Global configuration

These configuration options apply to the parser as a whole.

Property Description

idField

A document field to use as the document ID.

enableMediaTypeDetection

Automatically detect the Content-Type of each document; disable this to use application/octet-stream.

maxParserDepth

Maximum number of times a stage may recurse over any document before proceeding to the next stage.

CSV parser stage configuration

Property Description

errorHandling

One of the following:

ignore - Ignore errors, drop the current record, and continue parsing the next record or document.

log - Log errors, drop the current record, and continue parsing the next record or document.

fail - Generate an exception and stop parsing.

mark (default) - Create a marker document that is emitted instead of the bad record. The error document contains common metadata gathered so far, plus error message and error class. The parser may also add more details about the error condition.

charset

required

The default is detect, to auto-detect the character set.

ignoreBOM

required

Ignore Byte-Order Mark (BOM) if present and always use the configured character set. When set to false, a valid BOM character set overrides the configured default character set.

delimiter

Delimiter character between fields. The following characters are valid:

, (comma)

\\t (tab)

` ` (space)

| (pipe)

^ (carat)

Default is comma if auto-detection is disabled.

quote

Quote character; default is a double quote (") if auto-detection is disabled.

quoteEscape

Quote escape character, default is a double quote (") if auto-detection is disabled.

autoDetect

Attempt to guess the delimiter, quote, quote escape, and comment characters.

trimWhitespace

Trim off leading and trailing whitespace from columns; default "true".

hasHeaders

Treat the first row as column headers; default "false".

headers

List of column headers, overrides file headers if present.

skipEmptyLines

Skip any empty lines encountered; default "true".

lineSeparator

Line separator character.

nullValue

A string value to replace nulls with; no default.

emptyValue

A string value to replace empty strings with; no default.

includeRowNumber

Include the row number (line number) in the emitted documents; default "true".

comment

Character at start of row to indicate a comment, default is hash (#) if auto-detection is disabled.

commentHandling

How to handle comments, one of the following:

ignore - Ignore all comments (default).

as_field - Add each comment as a field in the document.
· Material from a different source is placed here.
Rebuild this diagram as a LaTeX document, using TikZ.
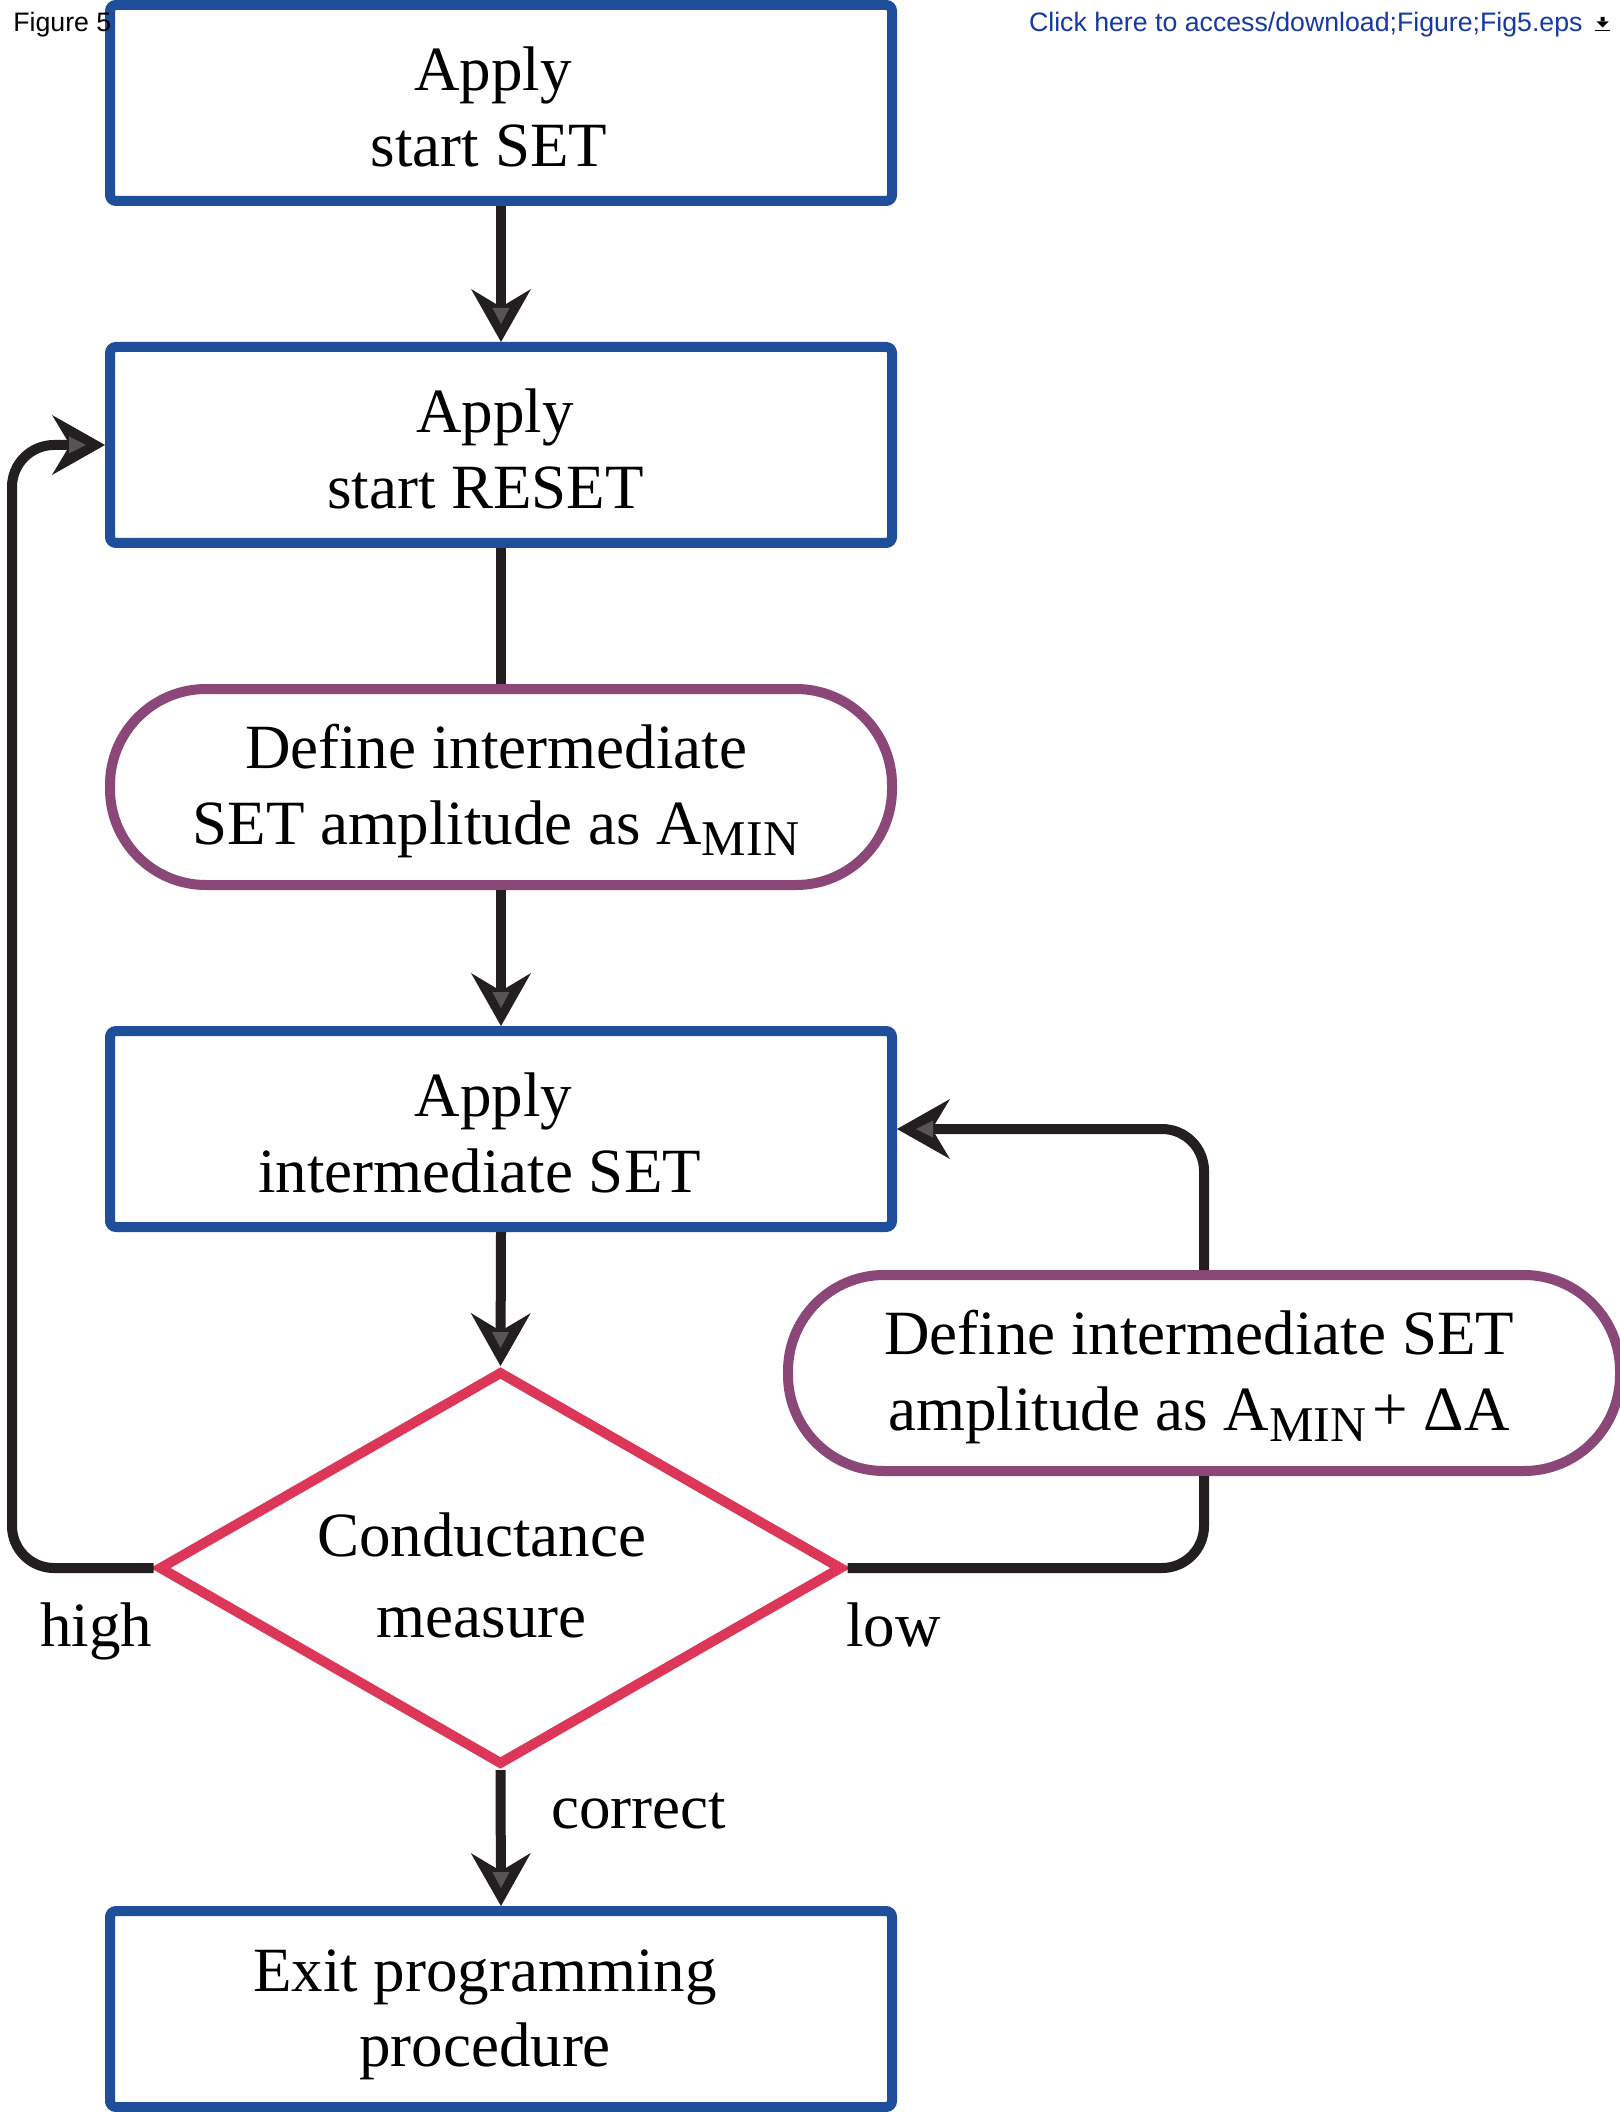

as_document - Add each comment to a separate document.

maxRowLength

Maximum number of characters to allow for a single read line; default 10485760 (10MB).

maxNumColumns

Maximum number of columns to allow for a single row; default 1000.

maxColumnChars

Maximum number of characters a single column value can have; default 10485760 (10MB).

columnHandling

What to do when a row has too many or too few columns, do one of the following:

error - Throw an error.

align - Align the column.

default - Do nothing special.

fillValue

A string value to use when aligning the columns (when columnHandling is "align").

mediaTypes

An array of types for this parser, which must match the pattern: ^\\/[^\\/]$

pathPatterns

Specify a file name or pattern that must be matched for this parser to run. Forward slashes (/) are used to join names of files inside archives with the archive name.

syntax - One of "glob" or "regex".

pattern - The filename or pattern to match.

Glob examples: z.txt or *.md or /a/*/b/f.txt

Regex examples: z.txt$ or .*\.txt$ or ^/a/[^\/]*/b/f.txt$

inheritMediaTypes

"True" to inherit acceptable types from the parser.